Where were you for all the homeless people who kept coming to our church, shitting on our lawn, leaving their used needles and condoms in the parking lot, sometimes coming inside to scream at us and threaten us because their mental illness had them so angry and scared... and why did you leave us unable to do anything except give them a meal and some water from time to time?
Let's talk about my chronic pain. Where the FUCK where you when I couldn't fucking hold my newborn baby? Where the FUCK were you when I couldn't walk without a cane for half a year at the ripe old age of 35? Where the FUCK was all that protection and healing that you promised for your devout followers?
Where the FUCK were you when each of dozens of people I served were suffering on their deathbeds? Why was I only able to hold their hands and sing them their favorite songs instead of bellowing "BE HEALED" and making it so?
Where the FUCK were you for all the big, society-wide issues that I knew we should do something about as a species but I personally couldn't even scratch the surface? I couldn't make racist cops stop being racist murdering sons of bitches, or "good cops" stop covering up for them; all I could do was hold up a sign in front of my church and chant "Black Lives Matter", and your reward was that you let some shithead throw fireworks at my kid for being there. I couldn't make the big corporations stop polluting the shit out of the planet, and all I was allowed to do was compost my own vegetable scraps - and your reward for that was sending rats to the compost heap. I couldn't feed all the hungry people, and all I could do was occasionally feed a hungry person when I had the time and resources (seldom), and vote for the party that was slightly less likely to cut funding to programs that would feed them - and your reward for that was that there were always more hungry people asking for help and never enough resources in my control to help effectively. But YOU COULD HAVE JUST FUCKING FIXED ALL OF IT, AND YOU DIDN'T.

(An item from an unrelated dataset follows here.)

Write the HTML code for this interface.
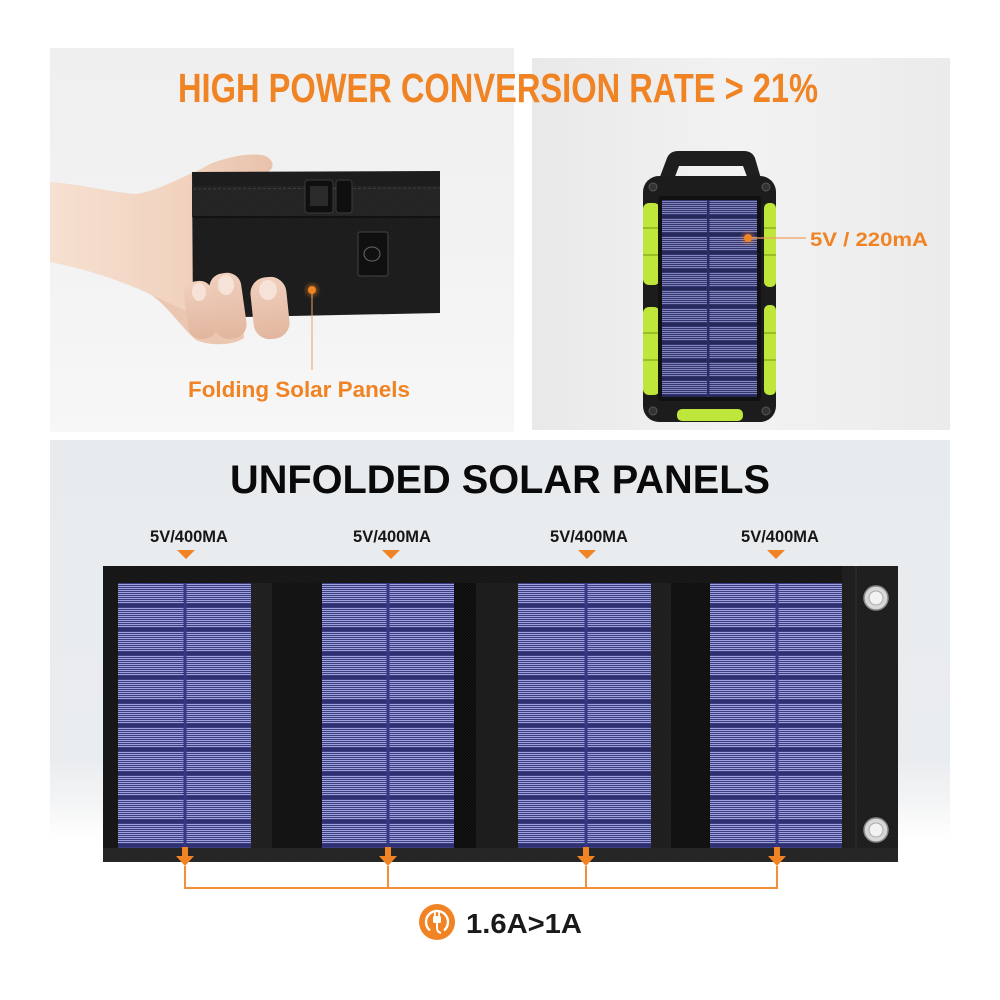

So bow before me, worm. Cower, abase yourself, humble thyself and repent, for you are unworthy to stand in my presence. Beg for my forgiveness, though you don't deserve it and won't get it.
For I was hungry and you fed me not; I was thirsty and you gave me naught to drink; I was naked and you clothed me not; I was sick and you did not minister to me; I was imprisoned in my house throughout the pandemic you sent and you visited me not; I was suffering and you did nothing to relieve my suffering; I was powerless to do what needed to be done and you did nothing to empower me. When you did it not for me, for my family, for my friends, for the least of these who were in my care, you failed to be as moral as I was. I had to do all that shit myself, and it was YOUR FUCKING JOB.
Into the everlasting fire with you, where you shall be forsaken and forgotten for all of eternity.
For despite you having all the power and me having none, it was I who behaved like a benevolent God, and it was you who behaved like a worthless, vile, wretched, and utterly selfish sinner."